No quisiera mostrarme derrotista respecto a la pregunta de si el público puede en general querer lo justo o adecuado. Para que pueda quererlo tendría que actuar por sí mismo y, a la vez, contra sí mismo. La condición a largo plazo para ello sería la educación, si es que aún se está a tiempo. Si la industria cultural ya se está adueñando de los niños y los adolescentes para conseguir la infantilización de la totalidad, hay que hacer frente a ello en la enseñanza, por ejemplo en la educación cívica. Es probable que una clase a la que se haya enseñado en el aparato lo que es un programa televisivo producido en serie sea menos vulnerable. Quizá puedan también crearse con la misma intención algo así como organizaciones, pero no tomando por modelo los clubes de aficionados al cine o al jazz, que se limitan a absorber la oferta, sino organizaciones críticas que exijan que no se les ofrezca ninguna idiotez calculada. En la actual situación de Alemania tendrían que preocuparse también de que las posibilidades del discrepante, que en este país se han mantenido intactas y han demostrado su eficacia hasta dentro de la política, les sean cercenadas por el centralismo cultural. Estas organizaciones tal vez necesitarían ante todo de especialistas críticos que les transmitieran los razonamientos que el sistema en perfecto funcionamiento de la industria cultural les prohíbe. Pero tendrían que ser lo suficiente flexibles para no repetir sin más lo que la vanguardia les dijera, y ser capaces de desarrollar por sí mismas, en vivo contacto con ésta, fuerzas espontáneas.
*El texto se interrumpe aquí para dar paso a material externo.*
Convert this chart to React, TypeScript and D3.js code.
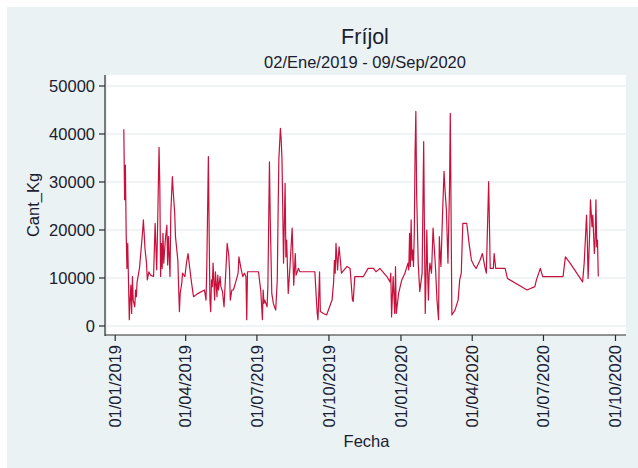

A primera vista, todo parece contrariar la esperanza de que se logre llevar a cabo algo así. Pero ésta parece que tiene una oportunidad bien real. Los millones de personas que consumen la cultura de masas para ellas concebida, que es lo que propiamente hace de ellas una masa, no tienen una conciencia en sí misma homogénea. Por debajo de una delgada capa ideológica sospechan de manera preconsciente que las portadas de las revistas ilustradas o los éxitos musicales envueltos en celofán les engañan. Probablemente digan sí a todo lo que se les echa de una manera tan convulsa porque, mientras no tengan otra cosa, han de rechazar la conciencia de ese engaño. Habría que despertar esta conciencia para conseguir que las mismas fuerzas humanas que hoy están mal orientadas y atadas a lo falso reaccionen contra esta anormalidad.